The major reforms with which Jobcentre Plus staff are grappling—such as universal credit and Universal Jobmatch—have been beset by systems problems, resulting in poor service to claimants and major delays. Although more people are moving into employment and Ministers like to claim that welfare reforms are the reason, people are not moving into work and out of poverty, and in any event there is considerable dispute about the contribution of welfare reforms to the rising employment rate.
Last year, the then Work and Pensions Committee carried out a review of Jobcentre Plus that looked at some of the major challenges it faces and how it is coping with them. The Committee made a number of suggestions for improvements, on which I hope the Minister will be able to update us today. Perhaps I can start with universal credit, which Ministers have claimed will transform the prospects of those who are out of work. The project is in total disarray. Today, some 65,000 people are on universal credit; when it was first introduced, we were told that 1 million people would be on it by April 2014. That is less than 1%—
Order. I am afraid that that is outwith the scope of the debate.
I accept your ruling on that, Mr Williams, but universal credit has of course been argued to be the tool by which Jobcentre Plus will be able to move people into employment. Clearly, if the universal credit programme is way behind in the number of claimants it is supporting, it cannot be fulfilling its function and Jobcentre Plus cannot be taking advantage of it in order to move people into work.

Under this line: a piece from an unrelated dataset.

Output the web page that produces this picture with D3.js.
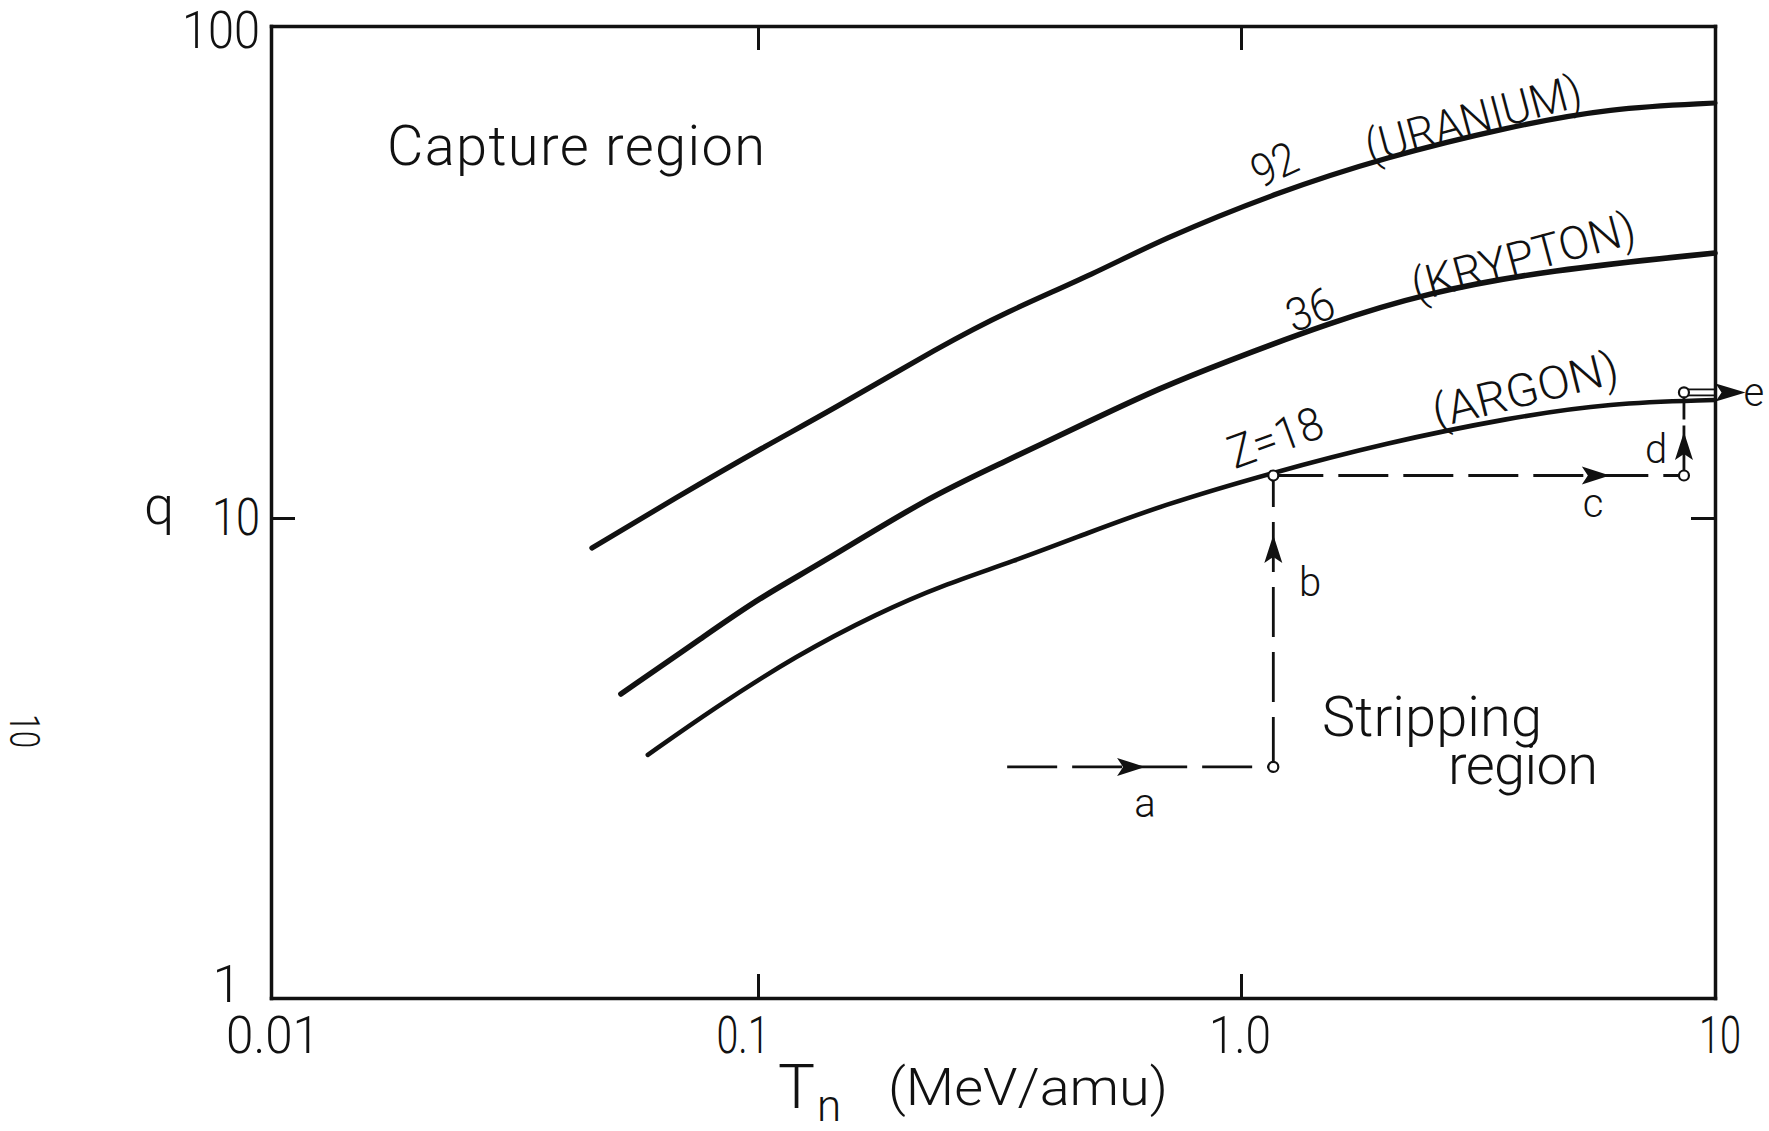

The problem with universal credit is that it is shrouded in secrecy. We have not seen the business case that would show us whether it is indeed going to be an effective tool for Jobcentre Plus staff to use to fulfil their role of supporting people into work.
My right hon. Friend the Member for East Ham (Stephen Timms) has recently written to the Secretary of State with some questions, and I want to ask the Minister the same ones. Will she ask the National Audit Office to publish quarterly progress reports on universal credit, to be laid before Parliament, and will she publish the full business case and plan? Will she also explain how Jobcentre Plus staff are being supported with the roll-out of universal credit?
As we have heard, Jobcentre Plus has the important role of supporting people into employment and, if they are further from the labour market—perhaps they have been out of work for a long time—routing them on to more specialist support programmes. There are a whole range of interventions under the “Get Britain Working” banner, and for the long-term unemployed there is the opportunity to be routed on to the Work programme or, for some disabled people, the Work Choice programme. My hon. Friend the Member for Islwyn was right to observe that those programmes have not often performed well for jobseekers and those experiencing long-term or youth unemployment—particularly long-term youth unemployment.
That is why Labour proposed a compulsory jobs guarantee so that every young person who was unemployed for more than a year would be guaranteed a job, education or training, or the opportunity to undertake proper work experience. That would be modelled on the future jobs fund that we introduced in 2008, or the more successful programme in Wales, which, as my hon. Friend highlighted, draws on factors that make for a successful labour market programme: it is commissioned locally; it involves local authorities, specialist local organisations and, crucially, local employers; and it is designed around the needs of the local labour market.
My hon. Friend is right. We can never stand still on this issue and it is important that we learn the lessons as we go forward. On that basis, I would welcome Members’ views.